WE left Tokio on the 17th, at 6.46 A.M., for a station called Utsumorama, ninety-three miles. Arrived at noon, and, after an excellent lunch, started in jinrickishas for this place, and a most extraordinary and unique trip it proved to be.

The road was built hundreds of years ago by a Shinto king, and is an admirable example of engineering; well drained, and with an excellent foundation of small stones, which needed only a top-dressing and a steam roller to make it as good as any in Europe. It is lined on both sides with immense pine and cedar trees. Many of these trees are twelve feet in diameter; and often the roots are grown together, so that four or five trees look like one. They are sixty to eighty feet high, and afford an excellent shade.

The distance from the railway station to this place is twenty-five miles, and we made it in four hours with two men harnessed to the jinrickishas tandem. We made only one stop of half an hour for lunch, which we brought with us, and ate at one of the numerous tea-houses.

We arrived at 4 P.M., delighted at the wonderful sights, but much fatigued and very cold. Rooms had been engaged for us in an excellent hotel, excellent in all respects except that there was no way of heating, unless with pans of charcoal. I suffered greatly from the cold, though I had warm clothing, including a heavy overcoat which had done me good service the previous winter at Montreal when the thermometer stood at thirty degrees below zero.

Near the hotel are a dozen, or more, costly and grotesque edifices, much adorned with carved wood statues of horrible-looking beasts and devils, covered with bronze and gold. There are temples of Buddha, and gorgeous mausoleums of kings who died five hundred years ago, situated in a park of big trees; but looking at them, though interesting, was not agreeable, and I was quite satisfied with one visit.

To-day we made an excursion to a lake among the mountains, five thousand feet high. I was furnished with a mountain horse which proved an ugly brute; kicked and stumbled, and put the bit between his teeth, so that I could not control him, and he nearly trotted the life out of me. We went up and along the winding paths, passing numerous water-falls, one of which was 750 feet high, and at last reached the lake, which is of great beauty. The mountains rise directly from the water's edge. They are covered to their very tops with green trees, the leaves of which have a singular feathery appearance.
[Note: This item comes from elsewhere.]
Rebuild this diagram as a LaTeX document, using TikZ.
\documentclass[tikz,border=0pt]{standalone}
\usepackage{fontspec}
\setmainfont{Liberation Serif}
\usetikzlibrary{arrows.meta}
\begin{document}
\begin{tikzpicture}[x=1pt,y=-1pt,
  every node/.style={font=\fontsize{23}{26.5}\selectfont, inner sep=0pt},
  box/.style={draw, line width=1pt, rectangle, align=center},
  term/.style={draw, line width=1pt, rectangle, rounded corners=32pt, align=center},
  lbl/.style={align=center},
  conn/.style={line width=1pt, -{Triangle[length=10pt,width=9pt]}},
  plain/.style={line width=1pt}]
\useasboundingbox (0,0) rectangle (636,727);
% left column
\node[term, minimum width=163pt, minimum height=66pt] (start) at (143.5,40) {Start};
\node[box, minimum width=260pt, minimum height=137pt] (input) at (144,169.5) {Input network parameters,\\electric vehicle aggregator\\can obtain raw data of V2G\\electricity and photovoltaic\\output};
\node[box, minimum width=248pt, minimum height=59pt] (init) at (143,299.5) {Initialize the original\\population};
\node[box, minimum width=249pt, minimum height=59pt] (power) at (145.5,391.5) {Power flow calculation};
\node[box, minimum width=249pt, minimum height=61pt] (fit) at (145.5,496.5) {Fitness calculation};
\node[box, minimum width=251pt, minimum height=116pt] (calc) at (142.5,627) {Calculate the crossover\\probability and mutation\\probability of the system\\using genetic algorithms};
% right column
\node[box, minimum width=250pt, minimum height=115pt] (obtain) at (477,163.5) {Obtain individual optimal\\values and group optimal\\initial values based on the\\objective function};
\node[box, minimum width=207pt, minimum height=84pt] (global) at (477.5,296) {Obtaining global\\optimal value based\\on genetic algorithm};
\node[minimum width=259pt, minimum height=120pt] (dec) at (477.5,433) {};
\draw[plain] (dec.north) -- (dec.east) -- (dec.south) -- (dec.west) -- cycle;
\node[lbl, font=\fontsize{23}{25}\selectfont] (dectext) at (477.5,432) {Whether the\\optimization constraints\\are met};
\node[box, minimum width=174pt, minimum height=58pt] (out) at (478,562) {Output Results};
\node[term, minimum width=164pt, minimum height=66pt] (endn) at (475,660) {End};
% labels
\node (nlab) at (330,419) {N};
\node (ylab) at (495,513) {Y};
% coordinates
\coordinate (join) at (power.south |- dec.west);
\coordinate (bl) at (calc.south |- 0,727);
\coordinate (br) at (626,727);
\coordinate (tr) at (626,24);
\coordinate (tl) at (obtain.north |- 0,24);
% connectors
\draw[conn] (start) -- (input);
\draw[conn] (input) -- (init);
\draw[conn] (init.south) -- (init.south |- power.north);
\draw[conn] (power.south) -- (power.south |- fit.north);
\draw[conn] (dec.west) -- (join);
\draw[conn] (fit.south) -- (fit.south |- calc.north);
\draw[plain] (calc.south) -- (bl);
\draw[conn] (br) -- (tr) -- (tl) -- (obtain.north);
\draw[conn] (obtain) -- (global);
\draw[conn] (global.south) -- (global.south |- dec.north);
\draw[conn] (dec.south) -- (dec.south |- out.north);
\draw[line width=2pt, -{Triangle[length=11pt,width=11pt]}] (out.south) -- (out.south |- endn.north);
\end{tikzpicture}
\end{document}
The tea-houses where we stopped for lunch were models of cleanliness and comfort. We brought our own provisions as usual, but had in addition a boiled fish just taken from the lake.

We stopped in and around the tea-houses for some hours; and then I mounted my ugly brute of a horse and rode back to the hotel, a much used-up man. I was glad to get a bath and to retire early.

We returned to the railway station by the road we came, and again made the distance in four hours, with only one stop of fifteen minutes.